Parameter	Make Variable	Default	Description
Target latency	`BENCHMARK_TARGET_LATENCY_MS` or `TARGET_LATENCY_MS`	`10000`	Latency threshold in milliseconds
Latency metric	`BENCHMARK_LATENCY_METRIC` or `LATENCY_METRIC`	`avg`	Which statistic to compare: `avg` or `max`
Scene increment	`BENCHMARK_SCENE_INCREMENT` or `SCENE_INCREMENT`	`1`	Number of scenes to add per iteration
Init duration	`BENCHMARK_INIT_DURATION`	`90`	Warm-up seconds after service restart
Stabilise duration	`BENCHMARK_STABILISE_DURATION`	`30`	Extra wait for the pipeline to stabilise before collecting metrics
Max iterations	`BENCHMARK_MAX_ITERATIONS`	`50`	Safety cap on the number of iterations
Min throughput ratio	`BENCHMARK_MIN_THROUGHPUT_RATIO`	`0.5`	Minimum ratio of actual-to-expected BA samples (0–1)
Results directory	`RESULTS_PATH`	`./results`	Where JSON and CSV results are written

Example with custom parameters:

make benchmark-stream-density \
  TARGET_LATENCY_MS=5000 \
  LATENCY_METRIC=max \
  SCENE_INCREMENT=2 \
  BENCHMARK_INIT_DURATION=120 \
  BENCHMARK_STABILISE_DURATION=60

Set REGISTRY=false to force a local build when running make benchmark or make benchmark-stream-density.

Device Profile#

Both make benchmark and make benchmark-stream-density use the DEVICE parameter to select an inference device profile (same as make up).

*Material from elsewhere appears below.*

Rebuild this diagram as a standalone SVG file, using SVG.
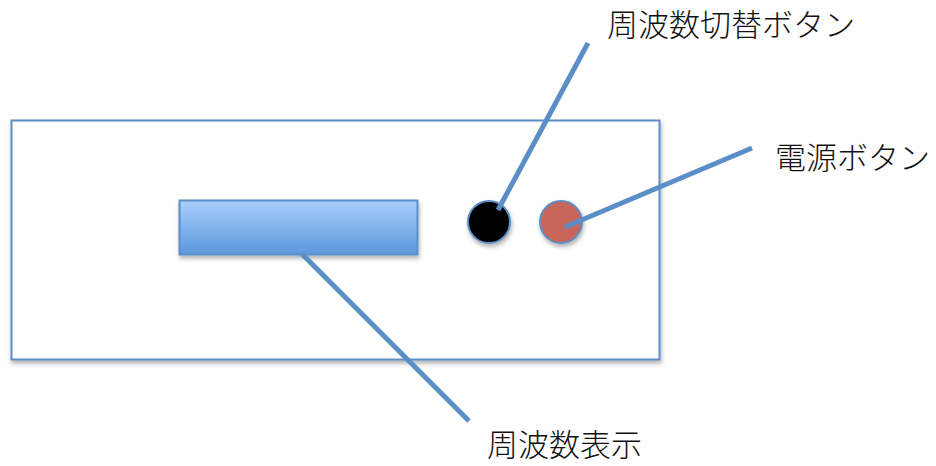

The profile controls the DL Streamer decode chain, detection device, and re-identification device:

make benchmark DEVICE=all-gpu-cpu.env           # GPU detect + CPU re-id
make benchmark-stream-density DEVICE=all-gpu.env # All GPU
make benchmark-stream-density DEVICE=all-cpu.env # All CPU
make benchmark-stream-density DEVICE=all-npu-cpu.env  # NPU detect + CPU re-id (default)

Available profiles are in configs/res/. See SceneScape Setup — Device Profiles for details.

Results and Metrics#

Results are written to RESULTS_PATH (default ./results) in both JSON and CSV formats:

results/
├── swlp_stream_density_<timestamp>.json
├── swlp_stream_density_<timestamp>.csv
└── consolidated_metrics.csv          # after make consolidate-metrics

Each result file contains per-iteration data:

Field	Description
`num_scenes`	Number of camera scenes in this iteration
`latency_ms`	Measured latency (avg or max, per config)
`passed`	Whether latency was within the target
`throughput_ratio`	Actual / expected BA samples
`actual_samples`	BA round-trip latency samples collected
`samples_per_scene`	Samples per scene during the collection window
`memory_percent`	Host memory utilisation
`cpu_percent`	Host CPU utilisation

Consolidate Metrics#

After running one or more benchmarks, consolidate all result files into a single CSV:

make consolidate-metrics

Output: results/consolidated_metrics.csv

Environment Variables#

The script also reads configuration from environment variables (useful in CI):

Variable	Default	Description
`TARGET_LATENCY_MS`	`30000`	Latency threshold
`LATENCY_METRIC`	`avg`	`avg` or `max`
`SCENE_INCREMENT`	`1`	Scenes per iteration
`INIT_DURATION`	`90`	Warm-up seconds
`STABILISE_DURATION`	`30`	Collection window
`RESULTS_DIR`	`./results`	Output directory
`MAX_ITERATIONS`	`50`	Maximum iterations

Interpreting Results#

A typical stream-density result summary looks like:

STREAM DENSITY RESULTS
======================================================================
  Target Latency:  8000ms
  Max Scenes:      3
  Met Target:      Yes
  Best Latency:    1842ms @ 3 scene(s)

Scenes    Latency     Throughput    Mem %     CPU %     Status
------------------------------------------------------------------
1         620         100%          45.2      23.1      ✓ PASS
2         1205        95%           52.8      41.6      ✓ PASS
3         1842        87%           61.3      58.2      ✓ PASS
4         2450        72%           68.1      72.4      ✗ FAIL
======================================================================

Max Scenes is the highest scene count that stayed within the latency target.
Throughput shows how many BA (behavioral analysis) round-trip samples were collected versus the expected count. A ratio below min_throughput_ratio may indicate pipeline starvation.
The benchmark exits with code 0 if the target was met, 1 otherwise.

Troubleshooting#

Issue	Resolution
`NO DATA – no latency metrics collected`	The pipeline may not have produced detections during the collection window. Increase `BENCHMARK_INIT_DURATION` or `BENCHMARK_STABILISE_DURATION`.
Memory threshold exceeded	The host is running low on RAM. Reduce scene count or use a machine with more memory.
`init.sh not found`	Ensure the `scenescape` directory is at `../scenescape` relative to `suspicious-activity-detection`.
Benchmark image pull fails	Check network connectivity and registry credentials. Use `REGISTRY=false` to build locally.
Stale scenes prevent re-import	The framework auto-cleans cloned scenes. If issues persist, run `make clean-stream-density` and retry.